Requirement →
Which lines hold the string "chart"? Copy every one of them.
----- Dataset content
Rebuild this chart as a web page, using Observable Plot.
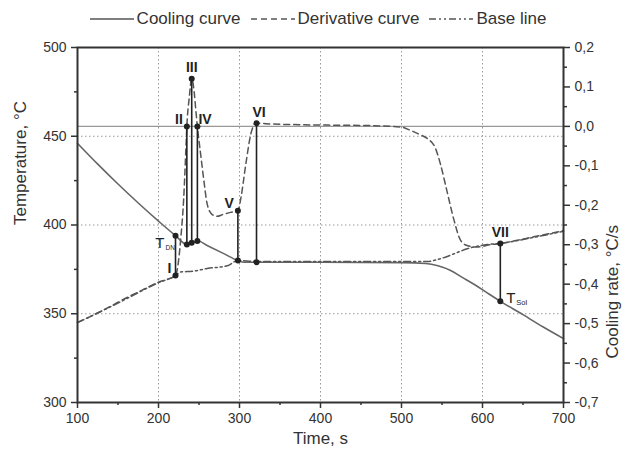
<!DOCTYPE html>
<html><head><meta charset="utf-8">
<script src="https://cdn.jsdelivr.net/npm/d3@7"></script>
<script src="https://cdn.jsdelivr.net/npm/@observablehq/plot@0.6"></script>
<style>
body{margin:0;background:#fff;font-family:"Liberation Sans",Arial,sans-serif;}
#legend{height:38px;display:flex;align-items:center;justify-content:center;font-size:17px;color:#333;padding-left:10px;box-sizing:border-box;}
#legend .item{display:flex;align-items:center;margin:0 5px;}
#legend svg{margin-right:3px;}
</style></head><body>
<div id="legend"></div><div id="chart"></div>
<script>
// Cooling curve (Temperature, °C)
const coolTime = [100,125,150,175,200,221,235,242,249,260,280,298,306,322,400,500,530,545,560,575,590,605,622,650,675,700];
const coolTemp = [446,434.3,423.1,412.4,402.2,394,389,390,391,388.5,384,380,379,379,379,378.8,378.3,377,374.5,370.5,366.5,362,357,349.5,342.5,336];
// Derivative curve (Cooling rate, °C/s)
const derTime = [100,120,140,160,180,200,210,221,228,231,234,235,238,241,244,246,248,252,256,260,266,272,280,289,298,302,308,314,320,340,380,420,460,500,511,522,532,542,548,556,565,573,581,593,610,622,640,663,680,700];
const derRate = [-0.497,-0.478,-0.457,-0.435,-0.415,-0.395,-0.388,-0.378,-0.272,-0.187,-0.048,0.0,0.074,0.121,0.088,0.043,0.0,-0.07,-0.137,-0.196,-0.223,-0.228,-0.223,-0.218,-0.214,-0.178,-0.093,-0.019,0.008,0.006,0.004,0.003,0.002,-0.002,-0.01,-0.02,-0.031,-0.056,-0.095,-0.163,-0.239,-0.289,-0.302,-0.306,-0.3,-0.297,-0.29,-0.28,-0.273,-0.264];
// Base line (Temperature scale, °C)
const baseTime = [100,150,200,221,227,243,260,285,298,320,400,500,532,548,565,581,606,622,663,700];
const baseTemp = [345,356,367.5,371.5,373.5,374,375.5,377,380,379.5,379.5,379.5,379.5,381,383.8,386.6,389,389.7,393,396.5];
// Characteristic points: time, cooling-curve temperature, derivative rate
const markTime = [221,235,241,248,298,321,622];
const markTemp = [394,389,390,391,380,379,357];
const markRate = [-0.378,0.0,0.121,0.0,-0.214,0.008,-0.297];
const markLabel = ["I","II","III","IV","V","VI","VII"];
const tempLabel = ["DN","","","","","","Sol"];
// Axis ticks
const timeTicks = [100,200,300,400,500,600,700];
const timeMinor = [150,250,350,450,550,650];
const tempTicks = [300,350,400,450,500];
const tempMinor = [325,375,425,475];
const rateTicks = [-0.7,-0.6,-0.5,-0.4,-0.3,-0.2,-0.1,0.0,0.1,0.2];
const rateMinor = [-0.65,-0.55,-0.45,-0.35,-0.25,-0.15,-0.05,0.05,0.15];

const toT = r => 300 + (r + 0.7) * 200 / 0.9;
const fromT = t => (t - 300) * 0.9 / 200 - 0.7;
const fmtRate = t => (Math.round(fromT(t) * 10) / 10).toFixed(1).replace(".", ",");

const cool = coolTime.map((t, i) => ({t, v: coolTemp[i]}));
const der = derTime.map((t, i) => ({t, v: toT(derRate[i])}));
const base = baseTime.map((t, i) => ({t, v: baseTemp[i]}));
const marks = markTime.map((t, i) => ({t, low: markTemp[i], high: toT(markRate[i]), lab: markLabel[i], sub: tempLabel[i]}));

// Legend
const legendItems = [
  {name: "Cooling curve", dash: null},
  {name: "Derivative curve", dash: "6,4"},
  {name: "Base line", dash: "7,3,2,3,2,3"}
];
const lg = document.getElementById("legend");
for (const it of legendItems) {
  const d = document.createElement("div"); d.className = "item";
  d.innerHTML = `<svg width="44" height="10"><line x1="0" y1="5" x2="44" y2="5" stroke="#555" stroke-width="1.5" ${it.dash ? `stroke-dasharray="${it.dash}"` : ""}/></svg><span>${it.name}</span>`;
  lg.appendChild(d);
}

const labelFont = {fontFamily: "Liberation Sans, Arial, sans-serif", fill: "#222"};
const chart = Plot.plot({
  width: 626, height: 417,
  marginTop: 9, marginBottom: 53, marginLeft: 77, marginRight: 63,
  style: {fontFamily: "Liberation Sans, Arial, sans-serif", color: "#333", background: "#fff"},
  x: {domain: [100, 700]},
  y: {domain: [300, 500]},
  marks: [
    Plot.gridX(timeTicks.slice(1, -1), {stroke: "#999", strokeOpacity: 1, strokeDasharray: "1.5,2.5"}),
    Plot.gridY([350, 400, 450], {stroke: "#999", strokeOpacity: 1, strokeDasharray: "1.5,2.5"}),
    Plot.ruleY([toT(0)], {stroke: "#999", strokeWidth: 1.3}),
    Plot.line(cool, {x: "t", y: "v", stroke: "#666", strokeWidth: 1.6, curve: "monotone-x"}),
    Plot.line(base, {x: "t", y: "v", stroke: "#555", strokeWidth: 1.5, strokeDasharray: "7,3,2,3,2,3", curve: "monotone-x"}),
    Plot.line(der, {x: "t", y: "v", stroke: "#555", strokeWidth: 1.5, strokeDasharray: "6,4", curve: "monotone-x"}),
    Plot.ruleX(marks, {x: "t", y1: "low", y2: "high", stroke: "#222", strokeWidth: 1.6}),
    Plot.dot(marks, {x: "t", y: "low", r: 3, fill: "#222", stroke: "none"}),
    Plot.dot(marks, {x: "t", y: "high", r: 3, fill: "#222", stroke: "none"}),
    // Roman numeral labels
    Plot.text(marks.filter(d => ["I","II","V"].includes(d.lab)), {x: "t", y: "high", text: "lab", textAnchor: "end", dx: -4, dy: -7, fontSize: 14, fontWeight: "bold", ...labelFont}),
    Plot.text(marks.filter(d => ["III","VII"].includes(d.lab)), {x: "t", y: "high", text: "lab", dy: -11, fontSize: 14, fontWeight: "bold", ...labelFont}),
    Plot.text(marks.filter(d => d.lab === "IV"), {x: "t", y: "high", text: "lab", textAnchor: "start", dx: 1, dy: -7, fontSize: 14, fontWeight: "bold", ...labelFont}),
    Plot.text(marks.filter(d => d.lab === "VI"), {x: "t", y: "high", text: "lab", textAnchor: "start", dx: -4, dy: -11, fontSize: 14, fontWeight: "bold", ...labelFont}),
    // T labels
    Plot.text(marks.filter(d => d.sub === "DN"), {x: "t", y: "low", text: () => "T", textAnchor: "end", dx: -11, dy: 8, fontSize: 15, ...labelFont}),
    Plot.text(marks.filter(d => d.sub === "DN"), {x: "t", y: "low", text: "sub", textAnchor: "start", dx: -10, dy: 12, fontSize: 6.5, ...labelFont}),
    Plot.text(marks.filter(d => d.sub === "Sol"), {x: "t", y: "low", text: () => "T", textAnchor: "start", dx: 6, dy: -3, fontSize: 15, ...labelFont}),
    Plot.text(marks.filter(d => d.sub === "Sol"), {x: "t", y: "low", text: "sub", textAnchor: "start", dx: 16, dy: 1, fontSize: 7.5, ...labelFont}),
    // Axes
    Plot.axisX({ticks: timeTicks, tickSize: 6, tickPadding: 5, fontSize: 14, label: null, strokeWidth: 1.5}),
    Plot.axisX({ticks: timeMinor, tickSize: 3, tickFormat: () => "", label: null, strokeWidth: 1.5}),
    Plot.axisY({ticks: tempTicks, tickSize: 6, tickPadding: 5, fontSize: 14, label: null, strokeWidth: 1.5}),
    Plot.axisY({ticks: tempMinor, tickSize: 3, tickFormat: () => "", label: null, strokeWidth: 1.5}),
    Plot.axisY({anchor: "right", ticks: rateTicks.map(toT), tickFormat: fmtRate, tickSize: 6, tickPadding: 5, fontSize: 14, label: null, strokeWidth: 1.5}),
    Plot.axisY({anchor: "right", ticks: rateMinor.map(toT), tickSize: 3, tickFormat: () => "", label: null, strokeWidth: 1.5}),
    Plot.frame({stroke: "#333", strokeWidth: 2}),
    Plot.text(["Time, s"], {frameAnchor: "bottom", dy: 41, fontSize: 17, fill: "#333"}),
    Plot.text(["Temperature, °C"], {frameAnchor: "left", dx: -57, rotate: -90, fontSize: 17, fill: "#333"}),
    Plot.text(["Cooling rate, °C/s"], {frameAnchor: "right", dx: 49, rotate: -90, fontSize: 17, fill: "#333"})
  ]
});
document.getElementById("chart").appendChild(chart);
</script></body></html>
----------
Task response →
Rebuild this chart as a web page, using Observable Plot.
<div id="legend"></div><div id="chart"></div>
const chart = Plot.plot({
document.getElementById("chart").appendChild(chart);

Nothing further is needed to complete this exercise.